(REQUEST) Return the material word for word. Do not include pictures.
————————
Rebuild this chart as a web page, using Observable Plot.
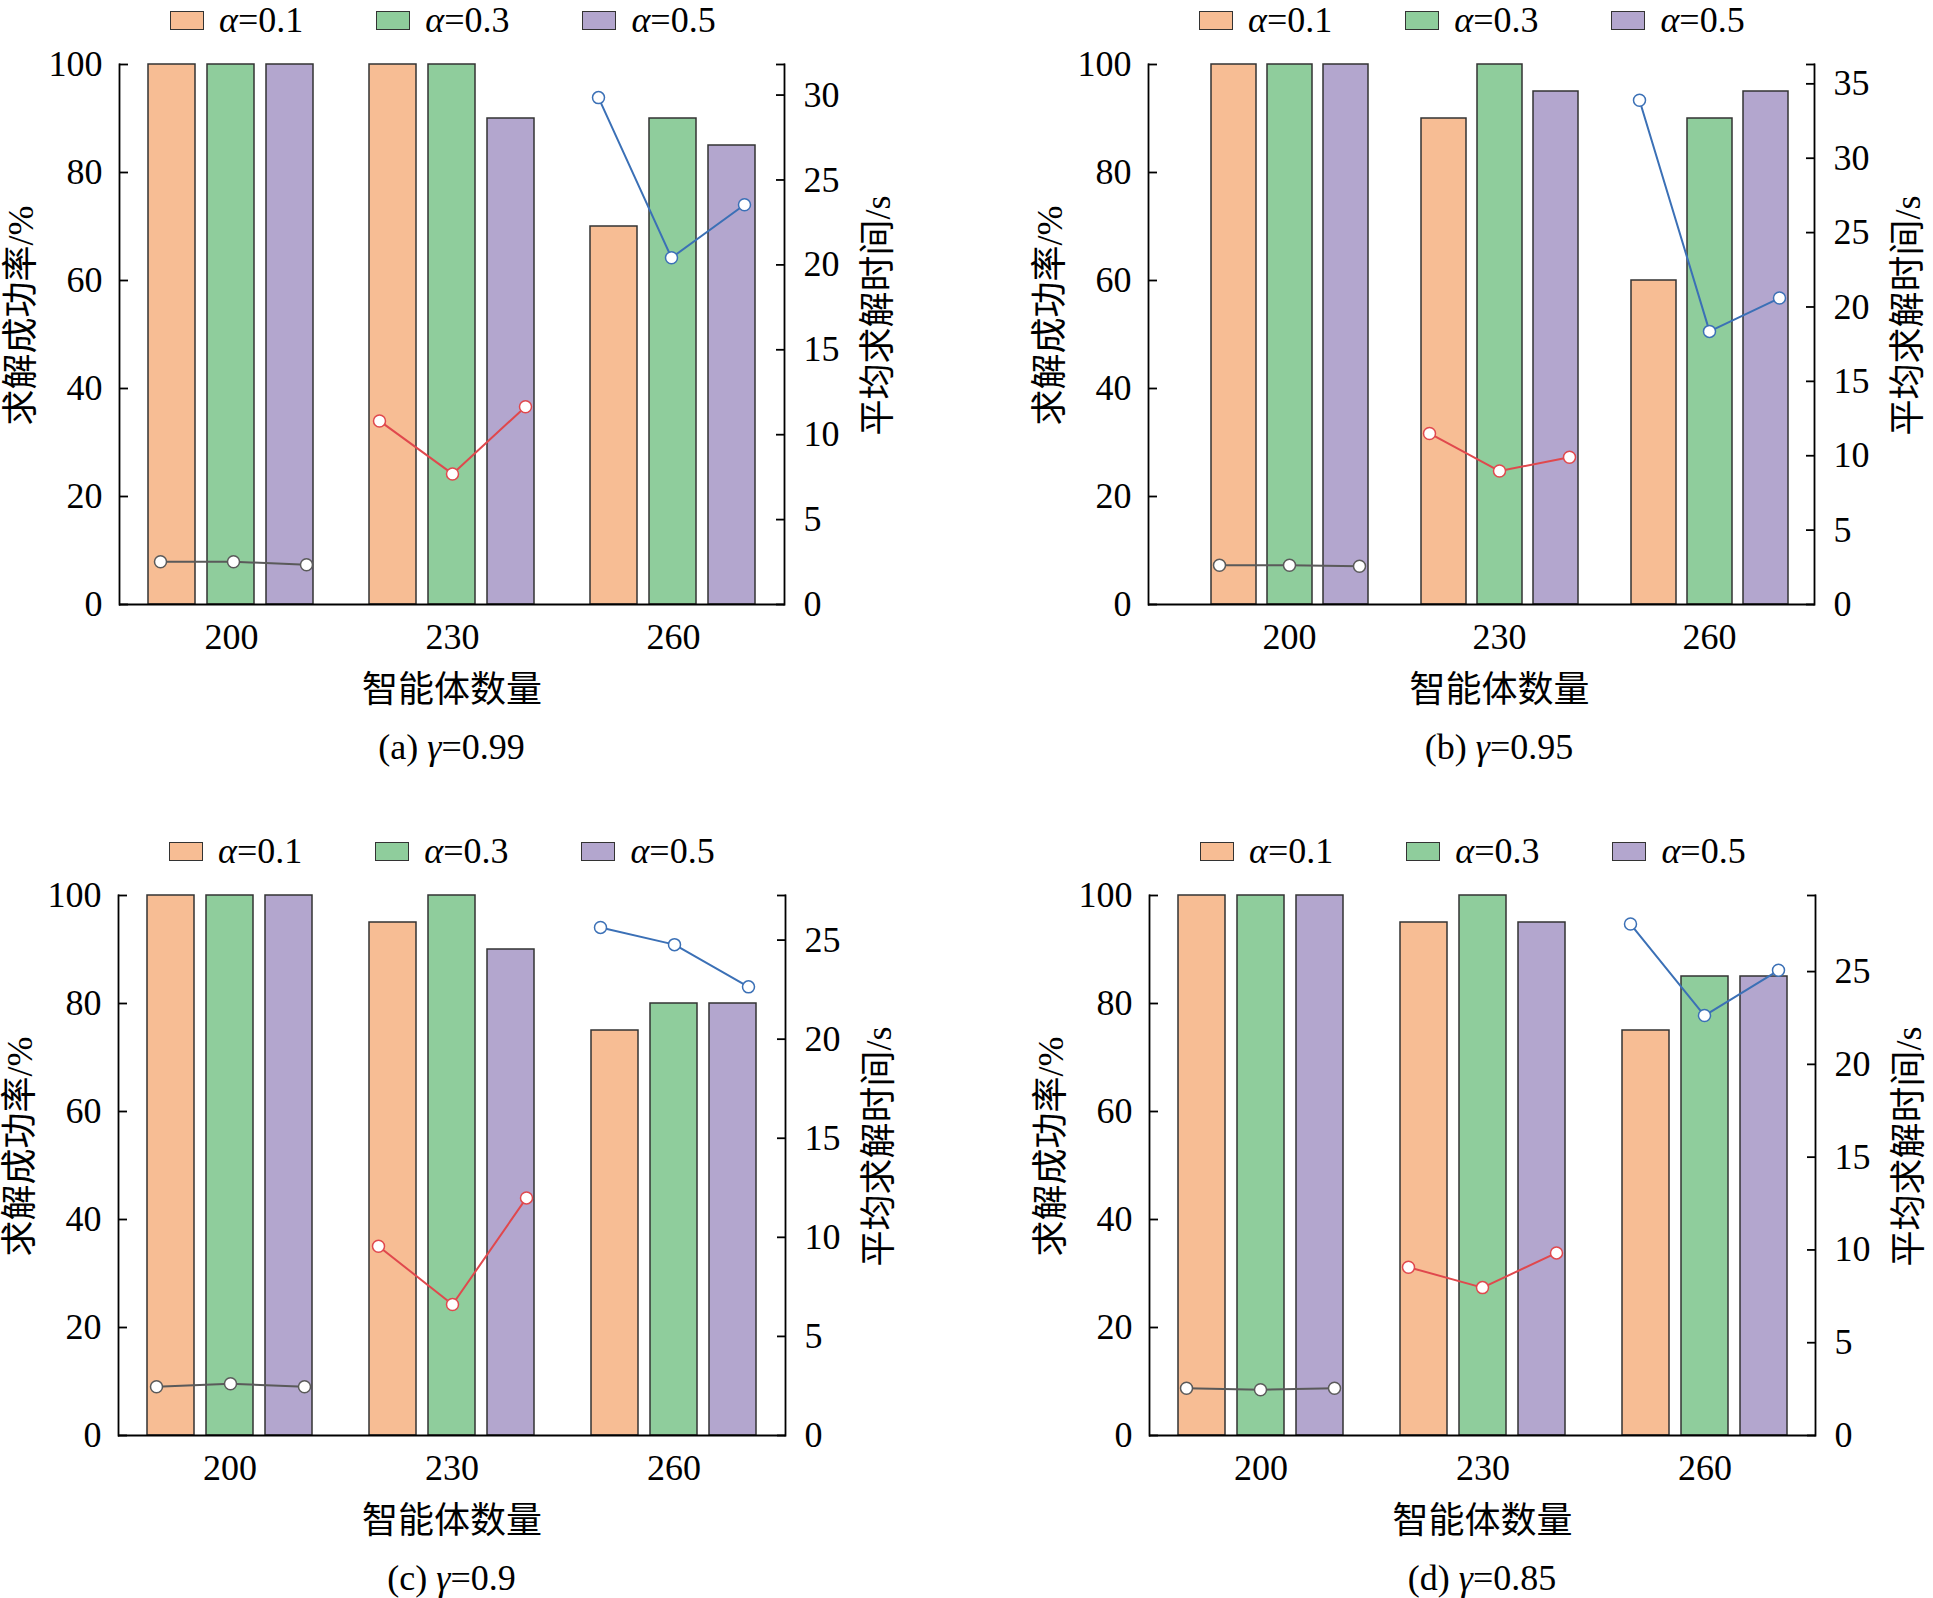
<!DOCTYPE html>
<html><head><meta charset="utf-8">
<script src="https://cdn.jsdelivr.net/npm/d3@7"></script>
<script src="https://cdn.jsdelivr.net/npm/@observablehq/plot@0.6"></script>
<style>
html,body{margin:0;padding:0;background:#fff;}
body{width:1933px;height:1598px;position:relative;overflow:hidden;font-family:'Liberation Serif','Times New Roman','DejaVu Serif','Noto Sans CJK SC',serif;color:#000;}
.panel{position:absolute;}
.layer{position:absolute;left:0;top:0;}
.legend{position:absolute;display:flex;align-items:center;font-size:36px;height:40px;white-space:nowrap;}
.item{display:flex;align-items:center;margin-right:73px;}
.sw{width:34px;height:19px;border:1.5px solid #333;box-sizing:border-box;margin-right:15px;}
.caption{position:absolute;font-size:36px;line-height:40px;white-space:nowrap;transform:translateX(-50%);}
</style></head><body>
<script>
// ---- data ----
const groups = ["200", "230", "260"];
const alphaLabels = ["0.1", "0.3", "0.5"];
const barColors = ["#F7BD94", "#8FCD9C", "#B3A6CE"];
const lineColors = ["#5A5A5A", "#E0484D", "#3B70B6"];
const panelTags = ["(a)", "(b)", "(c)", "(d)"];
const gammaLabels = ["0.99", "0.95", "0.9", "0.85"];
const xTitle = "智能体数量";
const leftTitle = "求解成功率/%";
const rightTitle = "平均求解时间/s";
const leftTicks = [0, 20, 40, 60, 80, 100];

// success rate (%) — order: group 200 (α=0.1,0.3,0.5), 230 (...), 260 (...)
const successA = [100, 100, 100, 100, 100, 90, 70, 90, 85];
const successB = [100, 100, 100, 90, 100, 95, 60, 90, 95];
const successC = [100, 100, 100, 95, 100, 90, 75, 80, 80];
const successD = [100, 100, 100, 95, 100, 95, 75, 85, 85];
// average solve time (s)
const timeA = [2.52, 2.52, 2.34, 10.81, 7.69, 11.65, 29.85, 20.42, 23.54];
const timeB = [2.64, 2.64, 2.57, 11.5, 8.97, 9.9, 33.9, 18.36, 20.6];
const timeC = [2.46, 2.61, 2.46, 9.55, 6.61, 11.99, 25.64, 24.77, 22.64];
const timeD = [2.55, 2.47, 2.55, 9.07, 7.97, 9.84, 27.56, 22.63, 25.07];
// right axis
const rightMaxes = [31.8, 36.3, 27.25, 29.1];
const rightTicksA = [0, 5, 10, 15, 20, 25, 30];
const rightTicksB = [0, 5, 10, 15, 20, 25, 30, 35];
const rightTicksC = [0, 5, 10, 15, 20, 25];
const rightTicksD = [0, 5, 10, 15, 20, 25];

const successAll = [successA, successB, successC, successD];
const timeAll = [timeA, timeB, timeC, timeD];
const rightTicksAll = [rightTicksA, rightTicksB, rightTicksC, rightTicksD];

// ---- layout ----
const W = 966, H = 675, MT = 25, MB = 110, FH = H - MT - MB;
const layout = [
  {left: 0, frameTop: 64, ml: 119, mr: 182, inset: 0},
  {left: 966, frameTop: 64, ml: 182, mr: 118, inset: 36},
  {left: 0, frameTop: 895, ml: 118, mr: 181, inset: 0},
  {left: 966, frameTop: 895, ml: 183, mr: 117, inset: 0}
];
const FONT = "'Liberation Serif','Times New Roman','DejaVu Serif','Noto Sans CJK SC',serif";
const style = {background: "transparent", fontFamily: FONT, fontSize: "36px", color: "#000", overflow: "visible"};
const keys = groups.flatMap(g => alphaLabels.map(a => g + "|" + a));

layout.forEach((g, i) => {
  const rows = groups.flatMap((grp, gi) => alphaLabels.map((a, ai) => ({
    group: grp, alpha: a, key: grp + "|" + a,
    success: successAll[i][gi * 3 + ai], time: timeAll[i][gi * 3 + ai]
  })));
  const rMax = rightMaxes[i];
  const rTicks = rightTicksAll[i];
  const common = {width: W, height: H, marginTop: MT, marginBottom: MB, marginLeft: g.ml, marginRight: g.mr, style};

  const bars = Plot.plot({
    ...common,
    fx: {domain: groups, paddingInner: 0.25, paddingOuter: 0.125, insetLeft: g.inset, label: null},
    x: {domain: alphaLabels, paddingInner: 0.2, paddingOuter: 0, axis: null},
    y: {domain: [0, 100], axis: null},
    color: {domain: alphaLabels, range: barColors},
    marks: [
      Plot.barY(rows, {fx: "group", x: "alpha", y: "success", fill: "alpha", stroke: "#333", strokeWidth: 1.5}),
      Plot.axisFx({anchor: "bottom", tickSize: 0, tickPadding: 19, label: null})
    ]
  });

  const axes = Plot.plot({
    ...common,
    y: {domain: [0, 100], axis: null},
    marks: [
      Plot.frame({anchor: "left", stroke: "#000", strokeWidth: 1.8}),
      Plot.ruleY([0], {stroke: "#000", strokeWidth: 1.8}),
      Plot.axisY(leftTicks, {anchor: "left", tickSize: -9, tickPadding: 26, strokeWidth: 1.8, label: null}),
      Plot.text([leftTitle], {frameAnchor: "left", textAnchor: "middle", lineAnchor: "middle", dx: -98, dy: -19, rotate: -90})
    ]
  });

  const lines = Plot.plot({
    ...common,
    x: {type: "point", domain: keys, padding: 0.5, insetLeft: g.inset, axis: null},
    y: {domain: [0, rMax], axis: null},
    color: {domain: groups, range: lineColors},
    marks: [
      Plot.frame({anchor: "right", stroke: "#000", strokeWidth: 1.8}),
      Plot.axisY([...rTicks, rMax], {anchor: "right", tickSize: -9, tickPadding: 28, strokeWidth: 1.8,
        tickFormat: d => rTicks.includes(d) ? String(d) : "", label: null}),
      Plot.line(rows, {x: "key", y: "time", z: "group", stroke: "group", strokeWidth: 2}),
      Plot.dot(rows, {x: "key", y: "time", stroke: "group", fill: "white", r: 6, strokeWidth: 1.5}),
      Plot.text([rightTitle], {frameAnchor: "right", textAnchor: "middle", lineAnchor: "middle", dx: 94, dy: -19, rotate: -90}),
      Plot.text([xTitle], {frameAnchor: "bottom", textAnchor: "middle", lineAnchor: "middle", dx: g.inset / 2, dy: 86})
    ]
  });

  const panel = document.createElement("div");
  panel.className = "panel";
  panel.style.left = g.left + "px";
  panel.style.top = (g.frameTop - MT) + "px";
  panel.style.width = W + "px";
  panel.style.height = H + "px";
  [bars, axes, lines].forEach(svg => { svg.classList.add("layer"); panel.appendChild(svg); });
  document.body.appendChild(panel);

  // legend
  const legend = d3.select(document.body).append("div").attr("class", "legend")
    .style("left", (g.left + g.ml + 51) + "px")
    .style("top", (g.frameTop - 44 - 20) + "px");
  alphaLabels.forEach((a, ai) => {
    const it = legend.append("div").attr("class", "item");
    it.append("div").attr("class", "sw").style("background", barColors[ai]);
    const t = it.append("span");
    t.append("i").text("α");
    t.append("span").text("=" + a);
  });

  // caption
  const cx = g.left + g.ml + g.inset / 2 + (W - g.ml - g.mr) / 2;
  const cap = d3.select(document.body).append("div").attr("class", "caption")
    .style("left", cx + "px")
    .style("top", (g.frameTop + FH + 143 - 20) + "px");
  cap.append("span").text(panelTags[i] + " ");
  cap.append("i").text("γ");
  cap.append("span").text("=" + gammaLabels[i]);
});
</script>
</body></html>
————————
(WRITTEN SOLUTION)
Rebuild this chart as a web page, using Observable Plot.
<!DOCTYPE html>
<html><head><meta charset="utf-8">
<script src="https://cdn.jsdelivr.net/npm/d3@7"></script>
<script src="https://cdn.jsdelivr.net/npm/@observablehq/plot@0.6"></script>
<style>
html,body{margin:0;padding:0;background:#fff;}
body{width:1933px;height:1598px;position:relative;overflow:hidden;font-family:'Liberation Serif','Times New Roman','DejaVu Serif','Noto Sans CJK SC',serif;color:#000;}
.panel{position:absolute;}
.layer{position:absolute;left:0;top:0;}
.legend{position:absolute;display:flex;align-items:center;font-size:36px;height:40px;white-space:nowrap;}
.item{display:flex;align-items:center;margin-right:73px;}
.sw{width:34px;height:19px;border:1.5px solid #333;box-sizing:border-box;margin-right:15px;}
.caption{position:absolute;font-size:36px;line-height:40px;white-space:nowrap;transform:translateX(-50%);}
</style></head><body>
<script>
// ---- data ----
const groups = ["200", "230", "260"];
const alphaLabels = ["0.1", "0.3", "0.5"];
const barColors = ["#F7BD94", "#8FCD9C", "#B3A6CE"];
const lineColors = ["#5A5A5A", "#E0484D", "#3B70B6"];
const panelTags = ["(a)", "(b)", "(c)", "(d)"];
const gammaLabels = ["0.99", "0.95", "0.9", "0.85"];
const xTitle = "智能体数量";
const leftTitle = "求解成功率/%";
const rightTitle = "平均求解时间/s";
const leftTicks = [0, 20, 40, 60, 80, 100];

// success rate (%) — order: group 200 (α=0.1,0.3,0.5), 230 (...), 260 (...)
const successA = [100, 100, 100, 100, 100, 90, 70, 90, 85];
const successB = [100, 100, 100, 90, 100, 95, 60, 90, 95];
const successC = [100, 100, 100, 95, 100, 90, 75, 80, 80];
const successD = [100, 100, 100, 95, 100, 95, 75, 85, 85];
// average solve time (s)
const timeA = [2.52, 2.52, 2.34, 10.81, 7.69, 11.65, 29.85, 20.42, 23.54];
const timeB = [2.64, 2.64, 2.57, 11.5, 8.97, 9.9, 33.9, 18.36, 20.6];
const timeC = [2.46, 2.61, 2.46, 9.55, 6.61, 11.99, 25.64, 24.77, 22.64];
const timeD = [2.55, 2.47, 2.55, 9.07, 7.97, 9.84, 27.56, 22.63, 25.07];
// right axis
const rightMaxes = [31.8, 36.3, 27.25, 29.1];
const rightTicksA = [0, 5, 10, 15, 20, 25, 30];
const rightTicksB = [0, 5, 10, 15, 20, 25, 30, 35];
const rightTicksC = [0, 5, 10, 15, 20, 25];
const rightTicksD = [0, 5, 10, 15, 20, 25];

const successAll = [successA, successB, successC, successD];
const timeAll = [timeA, timeB, timeC, timeD];
const rightTicksAll = [rightTicksA, rightTicksB, rightTicksC, rightTicksD];

// ---- layout ----
const W = 966, H = 675, MT = 25, MB = 110, FH = H - MT - MB;
const layout = [
  {left: 0, frameTop: 64, ml: 119, mr: 182, inset: 0},
  {left: 966, frameTop: 64, ml: 182, mr: 118, inset: 36},
  {left: 0, frameTop: 895, ml: 118, mr: 181, inset: 0},
  {left: 966, frameTop: 895, ml: 183, mr: 117, inset: 0}
];
const FONT = "'Liberation Serif','Times New Roman','DejaVu Serif','Noto Sans CJK SC',serif";
const style = {background: "transparent", fontFamily: FONT, fontSize: "36px", color: "#000", overflow: "visible"};
const keys = groups.flatMap(g => alphaLabels.map(a => g + "|" + a));

layout.forEach((g, i) => {
  const rows = groups.flatMap((grp, gi) => alphaLabels.map((a, ai) => ({
    group: grp, alpha: a, key: grp + "|" + a,
    success: successAll[i][gi * 3 + ai], time: timeAll[i][gi * 3 + ai]
  })));
  const rMax = rightMaxes[i];
  const rTicks = rightTicksAll[i];
  const common = {width: W, height: H, marginTop: MT, marginBottom: MB, marginLeft: g.ml, marginRight: g.mr, style};

  const bars = Plot.plot({
    ...common,
    fx: {domain: groups, paddingInner: 0.25, paddingOuter: 0.125, insetLeft: g.inset, label: null},
    x: {domain: alphaLabels, paddingInner: 0.2, paddingOuter: 0, axis: null},
    y: {domain: [0, 100], axis: null},
    color: {domain: alphaLabels, range: barColors},
    marks: [
      Plot.barY(rows, {fx: "group", x: "alpha", y: "success", fill: "alpha", stroke: "#333", strokeWidth: 1.5}),
      Plot.axisFx({anchor: "bottom", tickSize: 0, tickPadding: 19, label: null})
    ]
  });

  const axes = Plot.plot({
    ...common,
    y: {domain: [0, 100], axis: null},
    marks: [
      Plot.frame({anchor: "left", stroke: "#000", strokeWidth: 1.8}),
      Plot.ruleY([0], {stroke: "#000", strokeWidth: 1.8}),
      Plot.axisY(leftTicks, {anchor: "left", tickSize: -9, tickPadding: 26, strokeWidth: 1.8, label: null}),
      Plot.text([leftTitle], {frameAnchor: "left", textAnchor: "middle", lineAnchor: "middle", dx: -98, dy: -19, rotate: -90})
    ]
  });

  const lines = Plot.plot({
    ...common,
    x: {type: "point", domain: keys, padding: 0.5, insetLeft: g.inset, axis: null},
    y: {domain: [0, rMax], axis: null},
    color: {domain: groups, range: lineColors},
    marks: [
      Plot.frame({anchor: "right", stroke: "#000", strokeWidth: 1.8}),
      Plot.axisY([...rTicks, rMax], {anchor: "right", tickSize: -9, tickPadding: 28, strokeWidth: 1.8,
        tickFormat: d => rTicks.includes(d) ? String(d) : "", label: null}),
      Plot.line(rows, {x: "key", y: "time", z: "group", stroke: "group", strokeWidth: 2}),
      Plot.dot(rows, {x: "key", y: "time", stroke: "group", fill: "white", r: 6, strokeWidth: 1.5}),
      Plot.text([rightTitle], {frameAnchor: "right", textAnchor: "middle", lineAnchor: "middle", dx: 94, dy: -19, rotate: -90}),
      Plot.text([xTitle], {frameAnchor: "bottom", textAnchor: "middle", lineAnchor: "middle", dx: g.inset / 2, dy: 86})
    ]
  });

  const panel = document.createElement("div");
  panel.className = "panel";
  panel.style.left = g.left + "px";
  panel.style.top = (g.frameTop - MT) + "px";
  panel.style.width = W + "px";
  panel.style.height = H + "px";
  [bars, axes, lines].forEach(svg => { svg.classList.add("layer"); panel.appendChild(svg); });
  document.body.appendChild(panel);

  // legend
  const legend = d3.select(document.body).append("div").attr("class", "legend")
    .style("left", (g.left + g.ml + 51) + "px")
    .style("top", (g.frameTop - 44 - 20) + "px");
  alphaLabels.forEach((a, ai) => {
    const it = legend.append("div").attr("class", "item");
    it.append("div").attr("class", "sw").style("background", barColors[ai]);
    const t = it.append("span");
    t.append("i").text("α");
    t.append("span").text("=" + a);
  });

  // caption
  const cx = g.left + g.ml + g.inset / 2 + (W - g.ml - g.mr) / 2;
  const cap = d3.select(document.body).append("div").attr("class", "caption")
    .style("left", cx + "px")
    .style("top", (g.frameTop + FH + 143 - 20) + "px");
  cap.append("span").text(panelTags[i] + " ");
  cap.append("i").text("γ");
  cap.append("span").text("=" + gammaLabels[i]);
});
</script>
</body></html>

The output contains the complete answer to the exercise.